**Short task:** Retype exactly what runs from the first line of the data to the line with "0.12, 0.085, 0.072];", keeping both of those lines and skipping pictures.
─── Given information ───
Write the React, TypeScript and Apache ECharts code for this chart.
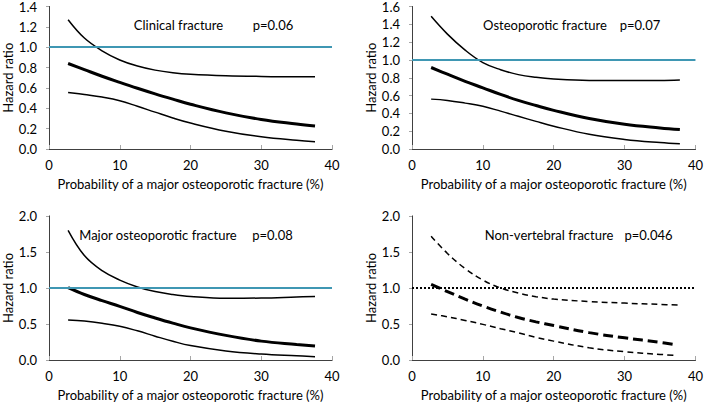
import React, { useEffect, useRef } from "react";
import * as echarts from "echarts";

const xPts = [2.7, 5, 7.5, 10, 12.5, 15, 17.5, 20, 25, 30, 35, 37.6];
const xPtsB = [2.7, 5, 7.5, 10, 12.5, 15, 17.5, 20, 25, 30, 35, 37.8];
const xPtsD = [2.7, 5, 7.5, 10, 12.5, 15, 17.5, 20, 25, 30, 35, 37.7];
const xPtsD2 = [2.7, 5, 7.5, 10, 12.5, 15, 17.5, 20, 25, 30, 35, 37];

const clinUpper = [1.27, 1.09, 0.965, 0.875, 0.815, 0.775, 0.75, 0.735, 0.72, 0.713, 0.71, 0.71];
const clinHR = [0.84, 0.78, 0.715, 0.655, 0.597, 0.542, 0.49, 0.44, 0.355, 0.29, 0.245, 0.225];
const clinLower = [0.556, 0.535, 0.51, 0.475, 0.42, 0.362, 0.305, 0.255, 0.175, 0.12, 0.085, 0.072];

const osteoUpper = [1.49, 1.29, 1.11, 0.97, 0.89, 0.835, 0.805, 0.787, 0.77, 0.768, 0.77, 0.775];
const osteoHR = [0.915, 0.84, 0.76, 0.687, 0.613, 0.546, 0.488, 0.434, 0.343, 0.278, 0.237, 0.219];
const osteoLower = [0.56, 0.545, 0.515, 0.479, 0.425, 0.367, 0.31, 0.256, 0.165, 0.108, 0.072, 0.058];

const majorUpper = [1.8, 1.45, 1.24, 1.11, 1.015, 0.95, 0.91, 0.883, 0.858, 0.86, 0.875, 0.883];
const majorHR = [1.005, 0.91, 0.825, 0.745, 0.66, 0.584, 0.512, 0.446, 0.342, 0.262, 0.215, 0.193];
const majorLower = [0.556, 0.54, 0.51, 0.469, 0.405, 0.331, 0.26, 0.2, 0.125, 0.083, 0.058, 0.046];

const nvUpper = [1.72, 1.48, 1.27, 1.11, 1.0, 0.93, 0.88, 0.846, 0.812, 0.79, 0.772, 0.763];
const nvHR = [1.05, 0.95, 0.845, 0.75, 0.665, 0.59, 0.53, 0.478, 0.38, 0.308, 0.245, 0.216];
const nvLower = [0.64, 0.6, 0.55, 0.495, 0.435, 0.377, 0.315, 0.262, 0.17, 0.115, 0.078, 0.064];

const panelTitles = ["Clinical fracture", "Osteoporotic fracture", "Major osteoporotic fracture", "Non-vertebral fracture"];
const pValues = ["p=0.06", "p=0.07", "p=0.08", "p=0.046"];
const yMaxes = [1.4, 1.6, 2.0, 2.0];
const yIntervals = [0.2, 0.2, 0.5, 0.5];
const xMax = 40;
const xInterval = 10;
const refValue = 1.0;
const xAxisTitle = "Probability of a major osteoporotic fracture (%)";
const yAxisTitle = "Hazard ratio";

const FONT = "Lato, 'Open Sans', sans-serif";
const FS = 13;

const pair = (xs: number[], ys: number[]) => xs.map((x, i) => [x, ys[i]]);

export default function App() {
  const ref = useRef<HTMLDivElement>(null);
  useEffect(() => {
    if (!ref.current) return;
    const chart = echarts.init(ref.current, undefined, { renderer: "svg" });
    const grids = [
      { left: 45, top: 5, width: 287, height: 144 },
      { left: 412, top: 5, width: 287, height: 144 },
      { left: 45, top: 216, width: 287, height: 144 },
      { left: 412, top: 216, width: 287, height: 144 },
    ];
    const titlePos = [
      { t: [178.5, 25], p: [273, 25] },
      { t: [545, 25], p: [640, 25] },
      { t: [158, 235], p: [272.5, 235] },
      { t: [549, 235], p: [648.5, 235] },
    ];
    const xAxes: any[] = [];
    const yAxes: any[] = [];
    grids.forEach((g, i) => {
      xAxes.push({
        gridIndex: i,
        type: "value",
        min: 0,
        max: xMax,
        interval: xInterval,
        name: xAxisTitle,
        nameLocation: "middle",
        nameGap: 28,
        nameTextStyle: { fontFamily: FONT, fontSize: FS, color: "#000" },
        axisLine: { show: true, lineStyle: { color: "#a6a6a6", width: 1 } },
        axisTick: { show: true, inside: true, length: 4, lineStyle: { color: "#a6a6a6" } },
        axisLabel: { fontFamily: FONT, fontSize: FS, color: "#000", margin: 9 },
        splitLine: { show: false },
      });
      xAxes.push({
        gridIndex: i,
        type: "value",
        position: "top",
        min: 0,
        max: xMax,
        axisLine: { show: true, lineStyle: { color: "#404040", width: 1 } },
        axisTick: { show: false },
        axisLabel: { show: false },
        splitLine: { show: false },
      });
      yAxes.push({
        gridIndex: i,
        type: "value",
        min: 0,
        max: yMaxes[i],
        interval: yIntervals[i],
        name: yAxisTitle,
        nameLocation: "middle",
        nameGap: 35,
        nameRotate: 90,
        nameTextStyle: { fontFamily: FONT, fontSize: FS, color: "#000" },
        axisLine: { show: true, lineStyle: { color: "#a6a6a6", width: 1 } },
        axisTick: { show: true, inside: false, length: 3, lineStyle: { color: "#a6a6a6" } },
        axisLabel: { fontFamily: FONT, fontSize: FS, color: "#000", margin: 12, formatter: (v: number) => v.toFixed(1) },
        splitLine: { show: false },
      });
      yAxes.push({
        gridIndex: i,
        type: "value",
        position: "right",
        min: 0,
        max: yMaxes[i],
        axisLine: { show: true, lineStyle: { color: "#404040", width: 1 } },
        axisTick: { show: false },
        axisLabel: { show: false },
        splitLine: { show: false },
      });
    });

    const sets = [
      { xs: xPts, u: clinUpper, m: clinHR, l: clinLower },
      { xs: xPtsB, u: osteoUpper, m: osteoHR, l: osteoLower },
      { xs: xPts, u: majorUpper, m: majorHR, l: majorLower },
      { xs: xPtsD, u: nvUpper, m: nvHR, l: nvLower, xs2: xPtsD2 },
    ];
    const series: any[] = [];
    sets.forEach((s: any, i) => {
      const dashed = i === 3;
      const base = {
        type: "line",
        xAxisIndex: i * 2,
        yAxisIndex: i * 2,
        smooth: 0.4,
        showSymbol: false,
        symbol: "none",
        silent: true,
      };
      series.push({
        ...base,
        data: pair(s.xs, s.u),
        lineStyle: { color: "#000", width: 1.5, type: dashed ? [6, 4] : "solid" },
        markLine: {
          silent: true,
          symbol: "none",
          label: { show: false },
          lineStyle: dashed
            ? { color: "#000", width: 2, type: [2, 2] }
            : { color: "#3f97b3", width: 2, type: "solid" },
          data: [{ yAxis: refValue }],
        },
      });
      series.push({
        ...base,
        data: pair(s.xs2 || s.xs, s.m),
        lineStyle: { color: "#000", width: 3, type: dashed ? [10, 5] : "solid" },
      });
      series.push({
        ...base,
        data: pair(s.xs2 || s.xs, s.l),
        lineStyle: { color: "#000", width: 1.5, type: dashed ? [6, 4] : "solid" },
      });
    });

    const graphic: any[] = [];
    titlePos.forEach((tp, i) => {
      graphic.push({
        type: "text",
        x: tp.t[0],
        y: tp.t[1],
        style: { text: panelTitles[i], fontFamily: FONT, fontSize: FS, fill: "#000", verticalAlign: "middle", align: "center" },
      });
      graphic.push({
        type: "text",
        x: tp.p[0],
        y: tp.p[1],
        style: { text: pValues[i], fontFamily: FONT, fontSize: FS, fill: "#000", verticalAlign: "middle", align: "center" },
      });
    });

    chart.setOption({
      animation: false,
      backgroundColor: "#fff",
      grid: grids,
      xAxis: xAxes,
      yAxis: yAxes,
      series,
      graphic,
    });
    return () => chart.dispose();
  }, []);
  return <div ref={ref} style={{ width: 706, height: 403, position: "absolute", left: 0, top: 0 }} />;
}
───
**Solution to the exercise:**
Write the React, TypeScript and Apache ECharts code for this chart.
import React, { useEffect, useRef } from "react";
import * as echarts from "echarts";

const xPts = [2.7, 5, 7.5, 10, 12.5, 15, 17.5, 20, 25, 30, 35, 37.6];
const xPtsB = [2.7, 5, 7.5, 10, 12.5, 15, 17.5, 20, 25, 30, 35, 37.8];
const xPtsD = [2.7, 5, 7.5, 10, 12.5, 15, 17.5, 20, 25, 30, 35, 37.7];
const xPtsD2 = [2.7, 5, 7.5, 10, 12.5, 15, 17.5, 20, 25, 30, 35, 37];

const clinUpper = [1.27, 1.09, 0.965, 0.875, 0.815, 0.775, 0.75, 0.735, 0.72, 0.713, 0.71, 0.71];
const clinHR = [0.84, 0.78, 0.715, 0.655, 0.597, 0.542, 0.49, 0.44, 0.355, 0.29, 0.245, 0.225];
const clinLower = [0.556, 0.535, 0.51, 0.475, 0.42, 0.362, 0.305, 0.255, 0.175, 0.12, 0.085, 0.072];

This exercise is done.